REQUIREMENTS.
Repeat the material exactly from its first line to the line that includes "(t-CRFR2) at (64,126)". Skip pictures.

DATASET EXTRACT.
----------------------------------------

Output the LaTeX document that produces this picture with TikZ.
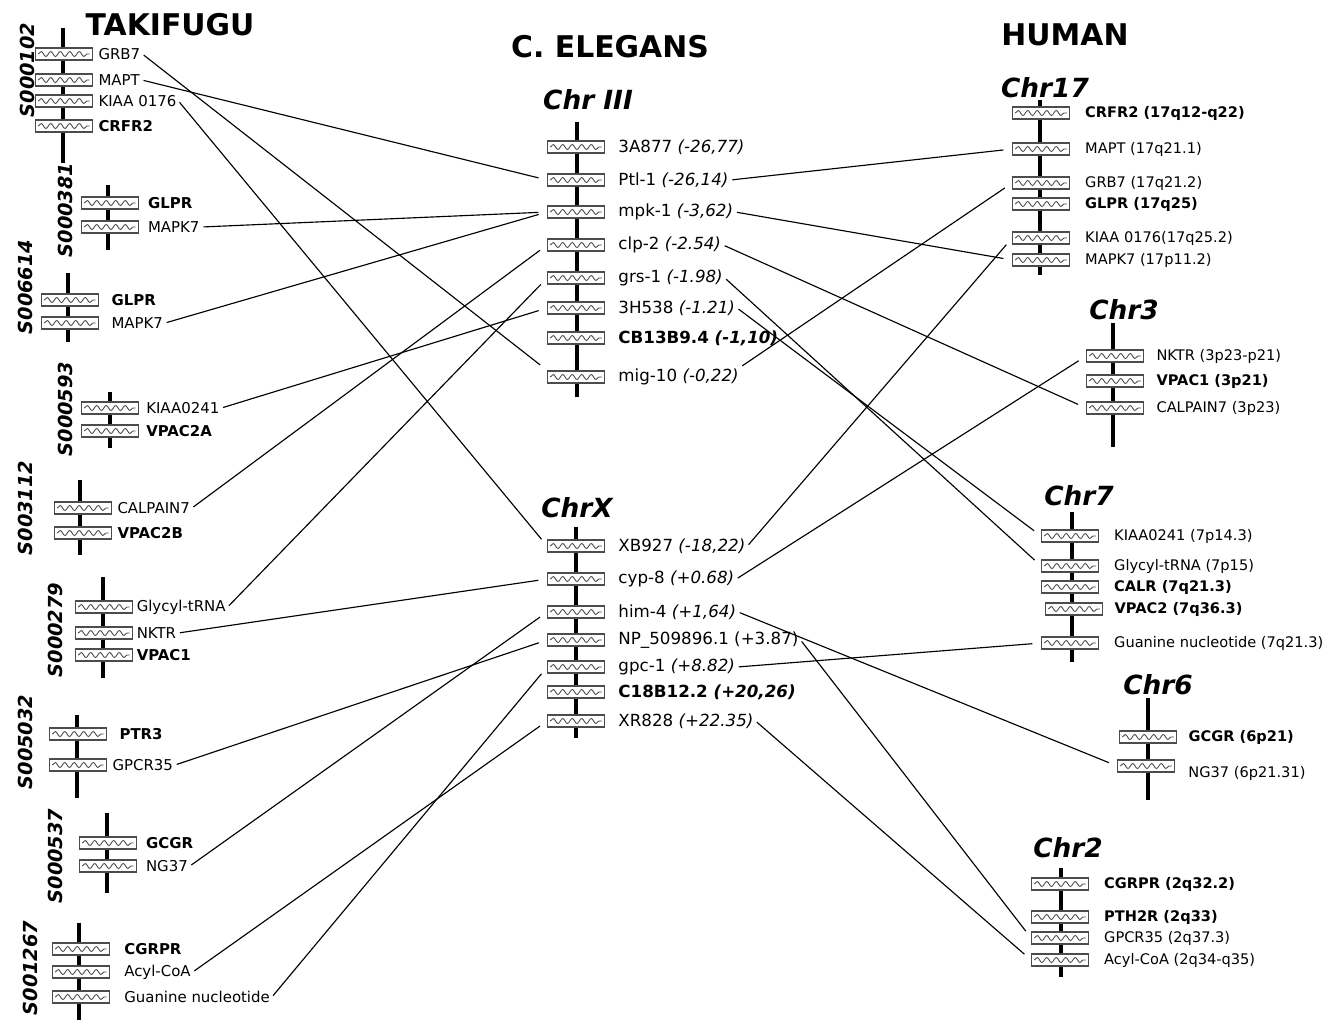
\documentclass[tikz,border=0pt]{standalone}
\usepackage{fontspec}
\setmainfont{DejaVu Sans}
\usetikzlibrary{decorations.pathmorphing}

\begin{document}
\begin{tikzpicture}[
    x=0.02cm, y=-0.02cm,
    chrom/.style={line width=2.8pt},
    gbox/.style={draw=black!70, line width=0.75pt, fill=white,
      minimum width=1.13cm, minimum height=0.24cm, inner sep=0pt,
      path picture={\draw[black!70, line width=0.5pt, decorate,
        decoration={snake, segment length=0.19cm, amplitude=0.05cm}]
        ([xshift=0.05cm]path picture bounding box.west) --
        ([xshift=-0.05cm]path picture bounding box.east);}},
    tlbl/.style={font=\fontsize{8.5}{10}\selectfont, inner sep=1pt, xshift=2pt},
    clbl/.style={font=\fontsize{9.5}{11}\selectfont, inner sep=1pt, xshift=6.5pt},
    hlbl/.style={font=\fontsize{8.3}{10}\selectfont, inner sep=1pt, xshift=7.5pt},
    scaf/.style={rotate=90, font=\fontsize{11}{12}\selectfont\bfseries\itshape},
    title/.style={font=\fontsize{17}{20}\selectfont\bfseries},
    chrname/.style={font=\fontsize{15}{18}\selectfont\bfseries\itshape},
    link/.style={line width=0.65pt, shorten <=1pt, shorten >=5pt},
  ]
\path[fill=white, use as bounding box] (0,0) rectangle (1331,1022);

% Column headings
\node[title] (takifugu) at (170,25) {TAKIFUGU};
\node[title] (elegans) at (610,47) {C. ELEGANS};
\node[title] (human) at (1065,35) {HUMAN};

% Takifugu scaffolds
\node[scaf] (s000102) at (27,70) {S000102};
\draw[chrom] (63,28) -- (63,163);
\node[gbox, label={[tlbl, name=tl-GRB7]right:GRB7}] (t-GRB7) at (64,54) {};
\node[gbox, label={[tlbl, name=tl-MAPT]right:MAPT}] (t-MAPT) at (64,80) {};
\node[gbox, label={[tlbl, name=tl-KIAA0176]right:KIAA 0176}] (t-KIAA0176) at (64,101) {};
\node[gbox, label={[tlbl]right:{\bfseries CRFR2}}] (t-CRFR2) at (64,126) {};

\node[scaf] (s000381) at (65,210) {S000381};
\draw[chrom] (108,185) -- (108,250);
\node[gbox, label={[tlbl, xshift=2pt]right:{\bfseries GLPR}}] (t-GLPR-a) at (110,203) {};
\node[gbox, label={[tlbl, xshift=2pt, name=tl-MAPK7-a]right:MAPK7}] (t-MAPK7-a) at (110,227) {};

\node[scaf] (s006614) at (25,287) {S006614};
\draw[chrom] (68,273) -- (68,342);
\node[gbox, label={[tlbl, xshift=4pt]right:{\bfseries GLPR}}] (t-GLPR-b) at (70,300) {};
\node[gbox, label={[tlbl, xshift=4pt, name=tl-MAPK7-b]right:MAPK7}] (t-MAPK7-b) at (70,323) {};

\node[scaf] (s000593) at (65,409) {S000593};
\draw[chrom] (110,392) -- (110,448);
\node[gbox, label={[tlbl, xshift=1pt, name=tl-KIAA0241]right:KIAA0241}] (t-KIAA0241) at (110,408) {};
\node[gbox, label={[tlbl, xshift=1pt]right:{\bfseries VPAC2A}}] (t-VPAC2A) at (110,431) {};

\node[scaf] (s003112) at (25,508) {S003112};
\draw[chrom] (80,480) -- (80,555);
\node[gbox, label={[tlbl, name=tl-CALPAIN7]right:CALPAIN7}] (t-CALPAIN7) at (83,508) {};
\node[gbox, label={[tlbl]right:{\bfseries VPAC2B}}] (t-VPAC2B) at (83,533) {};

\node[scaf] (s000279) at (55,630) {S000279};
\draw[chrom] (103,577) -- (103,678);
\node[gbox, label={[tlbl, xshift=-1pt, name=tl-Glycyl]right:Glycyl-tRNA}] (t-Glycyl) at (104,607) {};
\node[gbox, label={[tlbl, xshift=-1pt, name=tl-NKTR]right:NKTR}] (t-NKTR) at (104,633) {};
\node[gbox, label={[tlbl, xshift=-1pt]right:{\bfseries VPAC1}}] (t-VPAC1) at (104,655) {};

\node[scaf] (s005032) at (25,742) {S005032};
\draw[chrom] (77,715) -- (77,798);
\node[gbox, label={[tlbl, xshift=4pt]right:{\bfseries PTR3}}] (t-PTR3) at (78,734) {};
\node[gbox, label={[tlbl, name=tl-GPCR35]right:GPCR35}] (t-GPCR35) at (78,765) {};

\node[scaf] (s000537) at (55,856) {S000537};
\draw[chrom] (107,813) -- (107,893);
\node[gbox, label={[tlbl, xshift=2pt]right:{\bfseries GCGR}}] (t-GCGR) at (108,843) {};
\node[gbox, label={[tlbl, xshift=2pt, name=tl-NG37]right:NG37}] (t-NG37) at (108,866) {};

\node[scaf] (s001267) at (30,968) {S001267};
\draw[chrom] (79,923) -- (79,1020);
\node[gbox, label={[tlbl, xshift=5pt]right:{\bfseries CGRPR}}] (t-CGRPR) at (81,949) {};
\node[gbox, label={[tlbl, xshift=5pt, name=tl-AcylCoA]right:Acyl-CoA}] (t-AcylCoA) at (81,972) {};
\node[gbox, label={[tlbl, xshift=5pt, name=tl-Guanine]right:Guanine nucleotide}] (t-Guanine) at (81,997) {};

% C. elegans chromosomes
\node[chrname] (chrIII) at (588,100) {Chr III};
\draw[chrom] (577,122) -- (577,397);
\node[gbox, label={[clbl]right:{3A877 \textit{(-26,77)}}}] (c-3A877) at (576,147) {};
\node[gbox, label={[clbl, name=cl-Ptl]right:{Ptl-1 \textit{(-26,14)}}}] (c-Ptl) at (576,180) {};
\node[gbox, label={[clbl, name=cl-mpk]right:{mpk-1 \textit{(-3,62)}}}] (c-mpk) at (576,212) {};
\node[gbox, label={[clbl, name=cl-clp]right:{clp-2 \textit{(-2.54)}}}] (c-clp) at (576,245) {};
\node[gbox, label={[clbl, name=cl-grs]right:{grs-1 \textit{(-1.98)}}}] (c-grs) at (576,278) {};
\node[gbox, label={[clbl, name=cl-3H538]right:{3H538 \textit{(-1.21)}}}] (c-3H538) at (576,308) {};
\node[gbox, label={[clbl]right:{\bfseries CB13B9.4 \textit{(-1,10)}}}] (c-CB13B9) at (576,338) {};
\node[gbox, label={[clbl, name=cl-mig]right:{mig-10 \textit{(-0,22)}}}] (c-mig) at (576,377) {};

\node[chrname] (chrX) at (577,508) {ChrX};
\draw[chrom] (576,527) -- (576,738);
\node[gbox, label={[clbl, name=cl-XB927]right:{XB927 \textit{(-18,22)}}}] (c-XB927) at (576,546) {};
\node[gbox, label={[clbl, name=cl-cyp]right:{cyp-8 \textit{(+0.68)}}}] (c-cyp) at (576,579) {};
\node[gbox, label={[clbl, name=cl-him]right:{him-4 \textit{(+1,64)}}}] (c-him) at (576,612) {};
\node[gbox, label={[clbl, name=cl-NP]right:{NP\_509896.1 (+3.87)}}] (c-NP) at (576,640) {};
\node[gbox, label={[clbl, name=cl-gpc]right:{gpc-1 \textit{(+8.82)}}}] (c-gpc) at (576,667) {};
\node[gbox, label={[clbl]right:{\bfseries C18B12.2 \textit{(+20,26)}}}] (c-C18B12) at (576,692) {};
\node[gbox, label={[clbl, name=cl-XR828]right:{XR828 \textit{(+22.35)}}}] (c-XR828) at (576,721) {};

% Human chromosomes
\node[chrname] (chr17) at (1045,88) {Chr17};
\draw[chrom] (1040,100) -- (1040,275);
\node[gbox, label={[hlbl]right:{\bfseries CRFR2 (17q12-q22)}}] (h-CRFR2) at (1041,113) {};
\node[gbox, label={[hlbl]right:{MAPT (17q21.1)}}] (h-MAPT) at (1041,149) {};
\node[gbox, label={[hlbl]right:{GRB7 (17q21.2)}}] (h-GRB7) at (1041,183) {};
\node[gbox, label={[hlbl]right:{\bfseries GLPR (17q25)}}] (h-GLPR) at (1041,204) {};
\node[gbox, label={[hlbl]right:{KIAA 0176(17q25.2)}}] (h-KIAA0176) at (1041,238) {};
\node[gbox, label={[hlbl]right:{MAPK7 (17p11.2)}}] (h-MAPK7) at (1041,260) {};

\node[chrname] (chr3) at (1124,310) {Chr3};
\draw[chrom] (1113,323) -- (1113,447);
\node[gbox, label={[hlbl, xshift=-1.5pt]right:{NKTR (3p23-p21)}}] (h-NKTR) at (1115,356) {};
\node[gbox, label={[hlbl, xshift=-1.5pt]right:{\bfseries VPAC1 (3p21)}}] (h-VPAC1) at (1115,381) {};
\node[gbox, label={[hlbl, xshift=-1.5pt]right:{CALPAIN7 (3p23)}}] (h-CALPAIN7) at (1115,408) {};

\node[chrname] (chr7) at (1079,496) {Chr7};
\draw[chrom] (1072,512) -- (1072,662);
\node[gbox, label={[hlbl]right:{KIAA0241 (7p14.3)}}] (h-KIAA0241) at (1070,536) {};
\node[gbox, label={[hlbl]right:{Glycyl-tRNA (7p15)}}] (h-Glycyl) at (1070,566) {};
\node[gbox, label={[hlbl]right:{\bfseries CALR (7q21.3)}}] (h-CALR) at (1070,587) {};
\node[gbox, label={[hlbl, xshift=-2pt]right:{\bfseries VPAC2 (7q36.3)}}] (h-VPAC2) at (1074,609) {};
\node[gbox, label={[hlbl]right:{Guanine nucleotide (7q21.3)}}] (h-Guanine) at (1070,643) {};

\node[chrname] (chr6) at (1158,685) {Chr6};
\draw[chrom] (1148,698) -- (1148,800);
\node[gbox, label={[hlbl, xshift=-2pt]right:{\bfseries GCGR (6p21)}}] (h-GCGR) at (1148,737) {};
\node[gbox, label={[hlbl, xshift=-1pt, yshift=-4pt]right:{NG37 (6p21.31)}}] (h-NG37) at (1146,766) {};

\node[chrname] (chr2) at (1068,848) {Chr2};
\draw[chrom] (1061,868) -- (1061,977);
\node[gbox, label={[hlbl]right:{\bfseries CGRPR (2q32.2)}}] (h-CGRPR) at (1060,884) {};
\node[gbox, label={[hlbl]right:{\bfseries PTH2R (2q33)}}] (h-PTH2R) at (1060,917) {};
\node[gbox, label={[hlbl]right:{GPCR35 (2q37.3)}}] (h-GPCR35) at (1060,938) {};
\node[gbox, label={[hlbl]right:{Acyl-CoA (2q34-q35)}}] (h-AcylCoA) at (1060,960) {};

% Takifugu to C. elegans
\draw[link] (tl-GRB7.east) -- (c-mig.north west);
\draw[link] (tl-MAPT.east) -- (c-Ptl.west);
\draw[link] (tl-KIAA0176.east) -- (c-XB927.west);
\draw[link] (tl-MAPK7-a.east) -- (c-mpk.west);
\draw[link] (tl-MAPK7-b.east) -- (c-mpk.west);
\draw[link] (tl-KIAA0241.east) -- (c-3H538.west);
\draw[link] (tl-CALPAIN7.east) -- (c-clp.west);
\draw[link] (tl-Glycyl.east) -- (c-grs.west);
\draw[link] (tl-NKTR.east) -- (c-cyp.west);
\draw[link] (tl-GPCR35.east) -- (c-NP.west);
\draw[link] (tl-NG37.east) -- (c-him.west);
\draw[link] (tl-AcylCoA.east) -- (c-XR828.west);
\draw[link] (tl-Guanine.east) -- (c-gpc.west);

% C. elegans to human
\draw[link] (cl-Ptl.east) -- (h-MAPT.west);
\draw[link] (cl-mpk.east) -- (h-MAPK7.west);
\draw[link] (cl-clp.east) -- (h-CALPAIN7.west);
\draw[link] (cl-grs.east) -- (h-Glycyl.west);
\draw[link] (cl-3H538.east) -- (h-KIAA0241.west);
\draw[link] (cl-mig.north east) -- (h-GRB7.west);
\draw[link] (cl-XB927.east) -- (h-KIAA0176.west);
\draw[link] (cl-cyp.east) -- (h-NKTR.west);
\draw[link] (cl-him.east) -- (h-NG37.west);
\draw[link] (cl-NP.east) -- (h-GPCR35.west);
\draw[link] (cl-gpc.east) -- (h-Guanine.west);
\draw[link] (cl-XR828.east) -- (h-AcylCoA.west);

\end{tikzpicture}
\end{document}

----------------------------------------

ANSWER TO THIS TASK.
Output the LaTeX document that produces this picture with TikZ.
\documentclass[tikz,border=0pt]{standalone}
\usepackage{fontspec}
\setmainfont{DejaVu Sans}
\usetikzlibrary{decorations.pathmorphing}

\begin{document}
\begin{tikzpicture}[
    x=0.02cm, y=-0.02cm,
    chrom/.style={line width=2.8pt},
    gbox/.style={draw=black!70, line width=0.75pt, fill=white,
      minimum width=1.13cm, minimum height=0.24cm, inner sep=0pt,
      path picture={\draw[black!70, line width=0.5pt, decorate,
        decoration={snake, segment length=0.19cm, amplitude=0.05cm}]
        ([xshift=0.05cm]path picture bounding box.west) --
        ([xshift=-0.05cm]path picture bounding box.east);}},
    tlbl/.style={font=\fontsize{8.5}{10}\selectfont, inner sep=1pt, xshift=2pt},
    clbl/.style={font=\fontsize{9.5}{11}\selectfont, inner sep=1pt, xshift=6.5pt},
    hlbl/.style={font=\fontsize{8.3}{10}\selectfont, inner sep=1pt, xshift=7.5pt},
    scaf/.style={rotate=90, font=\fontsize{11}{12}\selectfont\bfseries\itshape},
    title/.style={font=\fontsize{17}{20}\selectfont\bfseries},
    chrname/.style={font=\fontsize{15}{18}\selectfont\bfseries\itshape},
    link/.style={line width=0.65pt, shorten <=1pt, shorten >=5pt},
  ]
\path[fill=white, use as bounding box] (0,0) rectangle (1331,1022);

% Column headings
\node[title] (takifugu) at (170,25) {TAKIFUGU};
\node[title] (elegans) at (610,47) {C. ELEGANS};
\node[title] (human) at (1065,35) {HUMAN};

% Takifugu scaffolds
\node[scaf] (s000102) at (27,70) {S000102};
\draw[chrom] (63,28) -- (63,163);
\node[gbox, label={[tlbl, name=tl-GRB7]right:GRB7}] (t-GRB7) at (64,54) {};
\node[gbox, label={[tlbl, name=tl-MAPT]right:MAPT}] (t-MAPT) at (64,80) {};
\node[gbox, label={[tlbl, name=tl-KIAA0176]right:KIAA 0176}] (t-KIAA0176) at (64,101) {};
\node[gbox, label={[tlbl]right:{\bfseries CRFR2}}] (t-CRFR2) at (64,126) {};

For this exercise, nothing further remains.